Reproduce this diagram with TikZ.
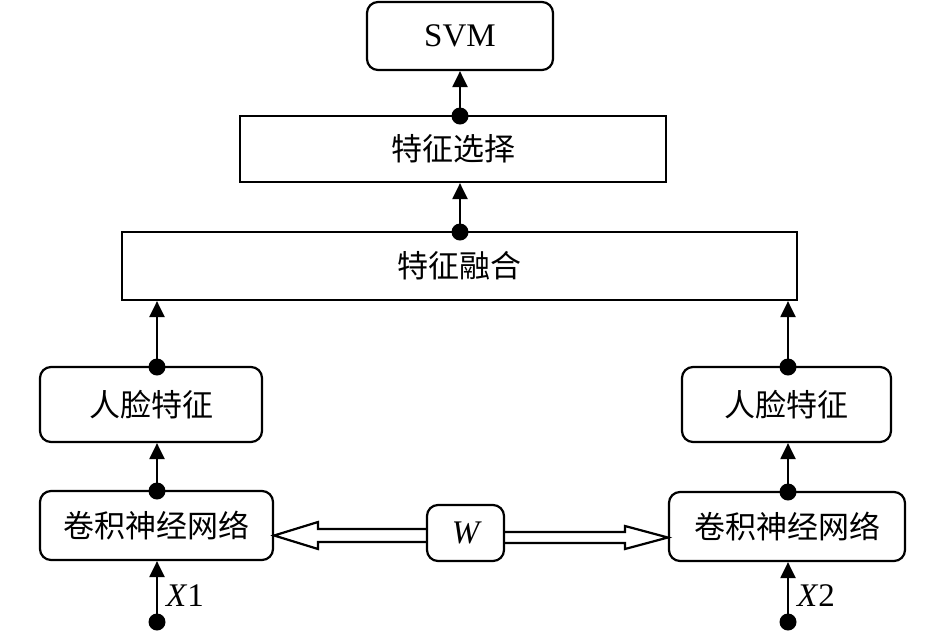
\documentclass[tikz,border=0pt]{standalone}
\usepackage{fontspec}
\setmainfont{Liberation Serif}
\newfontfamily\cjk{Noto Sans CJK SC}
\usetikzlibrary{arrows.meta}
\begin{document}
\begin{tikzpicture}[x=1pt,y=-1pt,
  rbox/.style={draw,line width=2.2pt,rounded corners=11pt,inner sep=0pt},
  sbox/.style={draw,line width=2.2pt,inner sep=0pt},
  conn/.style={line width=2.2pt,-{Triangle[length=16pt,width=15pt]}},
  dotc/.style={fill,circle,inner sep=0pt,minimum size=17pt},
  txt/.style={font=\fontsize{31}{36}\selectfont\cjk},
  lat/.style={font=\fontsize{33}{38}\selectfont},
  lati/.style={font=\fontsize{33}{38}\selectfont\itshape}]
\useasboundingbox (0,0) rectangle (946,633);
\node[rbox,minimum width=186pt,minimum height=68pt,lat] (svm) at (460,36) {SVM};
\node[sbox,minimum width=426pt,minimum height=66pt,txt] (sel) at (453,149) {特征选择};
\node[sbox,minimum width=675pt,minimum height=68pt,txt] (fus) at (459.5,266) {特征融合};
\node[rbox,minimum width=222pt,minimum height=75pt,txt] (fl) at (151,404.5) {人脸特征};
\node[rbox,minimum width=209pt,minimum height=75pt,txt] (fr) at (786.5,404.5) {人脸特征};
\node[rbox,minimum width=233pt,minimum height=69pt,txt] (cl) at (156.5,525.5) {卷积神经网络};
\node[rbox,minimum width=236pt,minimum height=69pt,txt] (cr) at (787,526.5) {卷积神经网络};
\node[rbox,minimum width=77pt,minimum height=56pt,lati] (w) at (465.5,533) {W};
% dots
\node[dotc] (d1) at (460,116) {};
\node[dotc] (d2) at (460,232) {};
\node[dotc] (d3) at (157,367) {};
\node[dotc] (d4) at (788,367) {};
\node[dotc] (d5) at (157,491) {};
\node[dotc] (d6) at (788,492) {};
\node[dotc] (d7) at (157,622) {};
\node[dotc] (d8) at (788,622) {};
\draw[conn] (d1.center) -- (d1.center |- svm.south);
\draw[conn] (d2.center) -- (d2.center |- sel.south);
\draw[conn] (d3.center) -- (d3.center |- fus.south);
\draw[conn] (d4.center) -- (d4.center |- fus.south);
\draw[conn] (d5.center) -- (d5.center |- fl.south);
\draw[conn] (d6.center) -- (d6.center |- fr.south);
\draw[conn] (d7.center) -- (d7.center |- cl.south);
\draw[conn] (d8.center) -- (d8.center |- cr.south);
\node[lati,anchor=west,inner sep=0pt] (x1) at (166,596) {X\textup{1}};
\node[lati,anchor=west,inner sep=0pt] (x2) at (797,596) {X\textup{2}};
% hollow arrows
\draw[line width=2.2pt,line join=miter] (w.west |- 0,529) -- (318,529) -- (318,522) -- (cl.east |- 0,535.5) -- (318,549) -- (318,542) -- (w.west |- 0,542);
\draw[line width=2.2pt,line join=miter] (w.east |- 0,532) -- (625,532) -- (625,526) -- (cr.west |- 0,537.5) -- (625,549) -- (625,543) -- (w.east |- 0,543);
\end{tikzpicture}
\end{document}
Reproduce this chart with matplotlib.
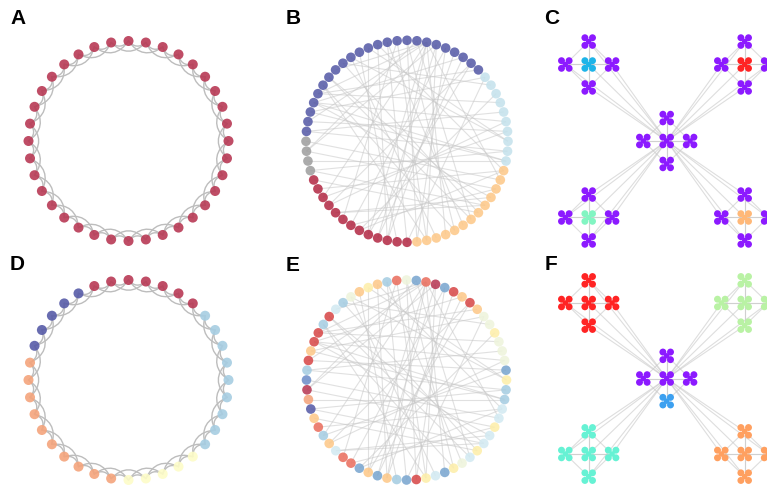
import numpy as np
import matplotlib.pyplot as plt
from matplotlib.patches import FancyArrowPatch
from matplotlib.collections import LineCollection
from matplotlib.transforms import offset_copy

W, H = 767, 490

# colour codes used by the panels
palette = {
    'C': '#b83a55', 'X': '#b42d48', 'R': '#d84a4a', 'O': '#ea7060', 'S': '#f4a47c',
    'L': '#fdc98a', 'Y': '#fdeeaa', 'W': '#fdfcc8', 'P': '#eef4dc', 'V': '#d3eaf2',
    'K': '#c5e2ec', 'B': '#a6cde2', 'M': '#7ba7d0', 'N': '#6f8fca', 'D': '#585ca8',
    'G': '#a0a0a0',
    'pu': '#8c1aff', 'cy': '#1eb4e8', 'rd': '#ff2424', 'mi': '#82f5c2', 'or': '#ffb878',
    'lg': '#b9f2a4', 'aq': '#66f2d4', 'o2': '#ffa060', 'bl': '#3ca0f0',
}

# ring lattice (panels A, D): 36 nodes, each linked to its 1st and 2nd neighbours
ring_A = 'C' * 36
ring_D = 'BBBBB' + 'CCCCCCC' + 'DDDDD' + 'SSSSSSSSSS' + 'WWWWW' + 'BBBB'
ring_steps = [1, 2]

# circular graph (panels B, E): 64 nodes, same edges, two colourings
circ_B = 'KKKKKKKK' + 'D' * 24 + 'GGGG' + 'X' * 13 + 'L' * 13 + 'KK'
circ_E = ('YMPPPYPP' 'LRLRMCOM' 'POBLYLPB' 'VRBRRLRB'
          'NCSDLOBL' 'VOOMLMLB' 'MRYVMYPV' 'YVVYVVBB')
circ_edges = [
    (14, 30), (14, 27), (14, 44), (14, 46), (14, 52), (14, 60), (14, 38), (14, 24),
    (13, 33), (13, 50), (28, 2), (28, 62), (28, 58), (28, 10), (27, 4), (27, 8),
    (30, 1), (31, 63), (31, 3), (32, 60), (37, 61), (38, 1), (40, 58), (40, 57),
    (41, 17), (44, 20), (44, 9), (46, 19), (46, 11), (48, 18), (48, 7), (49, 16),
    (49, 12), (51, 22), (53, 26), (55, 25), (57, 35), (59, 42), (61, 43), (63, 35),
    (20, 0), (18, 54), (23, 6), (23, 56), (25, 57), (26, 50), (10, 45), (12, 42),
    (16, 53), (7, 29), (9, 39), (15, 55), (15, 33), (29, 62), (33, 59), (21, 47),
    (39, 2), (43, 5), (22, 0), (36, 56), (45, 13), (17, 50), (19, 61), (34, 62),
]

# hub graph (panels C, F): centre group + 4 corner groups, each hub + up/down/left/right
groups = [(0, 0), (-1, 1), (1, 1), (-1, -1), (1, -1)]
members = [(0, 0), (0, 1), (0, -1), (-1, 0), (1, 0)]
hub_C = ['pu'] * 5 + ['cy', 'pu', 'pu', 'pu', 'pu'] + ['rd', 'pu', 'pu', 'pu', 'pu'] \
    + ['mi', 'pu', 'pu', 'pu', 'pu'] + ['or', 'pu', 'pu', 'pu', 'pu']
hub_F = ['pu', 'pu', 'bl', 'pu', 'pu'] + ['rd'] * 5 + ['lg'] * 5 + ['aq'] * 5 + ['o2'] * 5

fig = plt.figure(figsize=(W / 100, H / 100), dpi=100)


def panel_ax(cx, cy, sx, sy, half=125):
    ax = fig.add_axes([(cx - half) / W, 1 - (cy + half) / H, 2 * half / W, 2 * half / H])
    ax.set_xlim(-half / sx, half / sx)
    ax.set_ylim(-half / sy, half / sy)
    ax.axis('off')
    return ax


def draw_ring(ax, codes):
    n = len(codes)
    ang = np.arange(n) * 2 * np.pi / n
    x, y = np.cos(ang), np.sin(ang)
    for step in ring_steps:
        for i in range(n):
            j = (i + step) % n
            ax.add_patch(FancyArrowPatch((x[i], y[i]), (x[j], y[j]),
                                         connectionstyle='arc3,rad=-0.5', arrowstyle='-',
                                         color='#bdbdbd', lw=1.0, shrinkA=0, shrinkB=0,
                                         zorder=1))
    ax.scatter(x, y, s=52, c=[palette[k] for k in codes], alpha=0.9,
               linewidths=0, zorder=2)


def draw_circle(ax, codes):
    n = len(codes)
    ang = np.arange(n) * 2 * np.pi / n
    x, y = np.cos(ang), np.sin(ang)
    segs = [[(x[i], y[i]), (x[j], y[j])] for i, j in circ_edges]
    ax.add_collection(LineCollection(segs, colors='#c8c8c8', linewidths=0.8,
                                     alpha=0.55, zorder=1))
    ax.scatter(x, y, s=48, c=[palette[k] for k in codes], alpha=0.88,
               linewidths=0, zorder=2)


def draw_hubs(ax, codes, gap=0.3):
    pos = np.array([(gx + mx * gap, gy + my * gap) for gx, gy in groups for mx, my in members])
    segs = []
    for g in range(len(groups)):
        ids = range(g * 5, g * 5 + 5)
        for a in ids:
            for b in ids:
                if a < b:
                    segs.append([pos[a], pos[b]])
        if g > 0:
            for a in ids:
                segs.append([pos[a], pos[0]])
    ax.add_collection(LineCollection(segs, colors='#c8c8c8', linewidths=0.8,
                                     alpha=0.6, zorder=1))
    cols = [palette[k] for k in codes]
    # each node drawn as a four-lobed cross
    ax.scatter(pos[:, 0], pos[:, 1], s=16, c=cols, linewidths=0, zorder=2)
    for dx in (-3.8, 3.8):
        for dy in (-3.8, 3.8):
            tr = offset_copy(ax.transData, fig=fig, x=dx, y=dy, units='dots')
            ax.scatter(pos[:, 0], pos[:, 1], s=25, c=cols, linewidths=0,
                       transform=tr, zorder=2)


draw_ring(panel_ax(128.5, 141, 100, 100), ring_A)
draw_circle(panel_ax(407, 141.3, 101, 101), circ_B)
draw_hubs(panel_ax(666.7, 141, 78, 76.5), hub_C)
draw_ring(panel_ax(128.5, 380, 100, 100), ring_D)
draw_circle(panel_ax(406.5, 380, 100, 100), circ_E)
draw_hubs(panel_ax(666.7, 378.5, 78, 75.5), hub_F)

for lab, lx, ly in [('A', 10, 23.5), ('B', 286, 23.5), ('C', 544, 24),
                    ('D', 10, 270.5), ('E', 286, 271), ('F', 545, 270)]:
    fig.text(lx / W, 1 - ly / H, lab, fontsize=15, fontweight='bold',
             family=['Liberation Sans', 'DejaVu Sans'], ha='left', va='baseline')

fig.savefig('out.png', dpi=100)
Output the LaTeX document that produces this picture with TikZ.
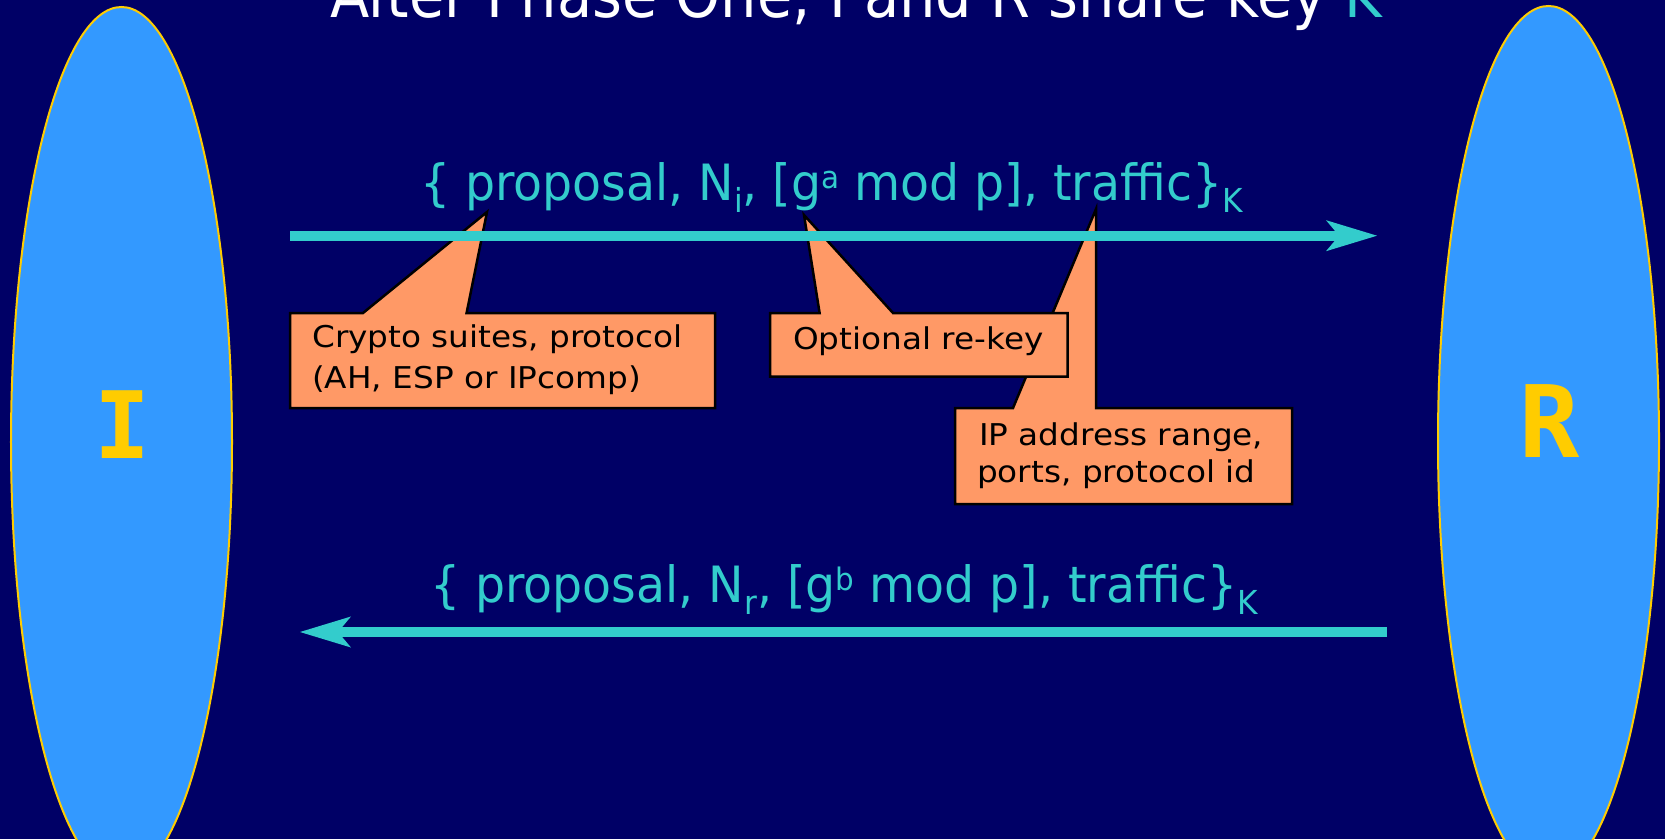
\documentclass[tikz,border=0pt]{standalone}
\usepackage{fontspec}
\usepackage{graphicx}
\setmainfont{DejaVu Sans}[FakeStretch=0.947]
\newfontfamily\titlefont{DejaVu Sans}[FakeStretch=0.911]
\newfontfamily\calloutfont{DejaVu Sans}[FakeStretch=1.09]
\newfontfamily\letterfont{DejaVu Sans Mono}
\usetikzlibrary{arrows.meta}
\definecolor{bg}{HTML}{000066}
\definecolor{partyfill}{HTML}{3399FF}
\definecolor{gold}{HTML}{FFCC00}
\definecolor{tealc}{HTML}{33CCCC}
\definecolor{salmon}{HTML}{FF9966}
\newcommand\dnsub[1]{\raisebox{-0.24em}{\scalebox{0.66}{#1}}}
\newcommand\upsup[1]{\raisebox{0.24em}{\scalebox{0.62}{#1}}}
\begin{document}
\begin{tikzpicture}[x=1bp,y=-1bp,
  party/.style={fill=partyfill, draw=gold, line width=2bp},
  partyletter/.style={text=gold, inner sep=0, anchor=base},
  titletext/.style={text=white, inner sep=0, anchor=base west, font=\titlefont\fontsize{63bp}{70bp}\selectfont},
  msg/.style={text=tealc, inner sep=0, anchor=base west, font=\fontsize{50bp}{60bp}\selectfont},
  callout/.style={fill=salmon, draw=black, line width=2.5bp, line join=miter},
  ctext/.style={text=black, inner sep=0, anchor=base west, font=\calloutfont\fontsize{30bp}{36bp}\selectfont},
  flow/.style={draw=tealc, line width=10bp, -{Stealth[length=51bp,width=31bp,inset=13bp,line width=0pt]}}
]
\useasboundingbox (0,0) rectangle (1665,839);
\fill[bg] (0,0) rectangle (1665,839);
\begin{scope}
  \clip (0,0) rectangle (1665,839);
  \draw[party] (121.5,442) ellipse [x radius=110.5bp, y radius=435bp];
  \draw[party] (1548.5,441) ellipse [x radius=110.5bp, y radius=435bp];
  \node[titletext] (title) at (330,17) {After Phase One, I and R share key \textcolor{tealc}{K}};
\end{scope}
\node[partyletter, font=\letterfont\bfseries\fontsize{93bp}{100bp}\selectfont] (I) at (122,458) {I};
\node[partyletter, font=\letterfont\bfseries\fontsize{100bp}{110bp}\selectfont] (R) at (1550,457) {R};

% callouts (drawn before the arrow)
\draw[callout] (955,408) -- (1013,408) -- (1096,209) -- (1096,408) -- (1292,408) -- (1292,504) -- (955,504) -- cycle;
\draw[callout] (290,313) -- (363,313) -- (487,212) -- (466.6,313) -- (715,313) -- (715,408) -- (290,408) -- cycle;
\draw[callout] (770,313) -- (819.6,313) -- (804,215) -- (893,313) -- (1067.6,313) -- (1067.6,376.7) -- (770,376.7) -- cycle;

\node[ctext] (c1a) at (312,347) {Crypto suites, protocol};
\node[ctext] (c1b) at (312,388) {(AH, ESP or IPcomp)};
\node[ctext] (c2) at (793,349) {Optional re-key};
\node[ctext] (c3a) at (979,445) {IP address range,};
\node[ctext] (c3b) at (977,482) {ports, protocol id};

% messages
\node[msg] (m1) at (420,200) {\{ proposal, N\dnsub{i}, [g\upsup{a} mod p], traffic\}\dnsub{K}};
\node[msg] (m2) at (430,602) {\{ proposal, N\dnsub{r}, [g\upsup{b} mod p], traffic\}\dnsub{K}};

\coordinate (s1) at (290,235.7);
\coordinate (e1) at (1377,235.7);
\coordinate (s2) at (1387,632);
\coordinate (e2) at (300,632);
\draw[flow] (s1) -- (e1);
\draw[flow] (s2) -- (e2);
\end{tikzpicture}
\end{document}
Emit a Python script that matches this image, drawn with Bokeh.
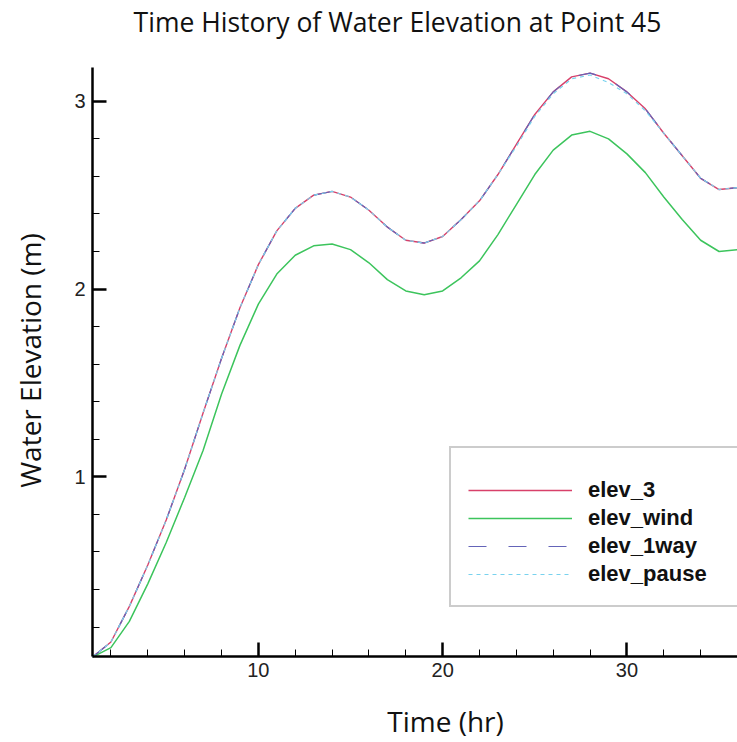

[Description of the task] Transcribe, exactly as written, the lines starting at the one with "Reproduce this chart with matplotlib." and ending at the one with "W, H = 767, 490", and nothing more. Pictures are not part of the copy.

[Answer for this exercise]
Reproduce this chart with matplotlib.
import numpy as np
import matplotlib.pyplot as plt
from matplotlib.patches import FancyArrowPatch
from matplotlib.collections import LineCollection
from matplotlib.transforms import offset_copy

W, H = 767, 490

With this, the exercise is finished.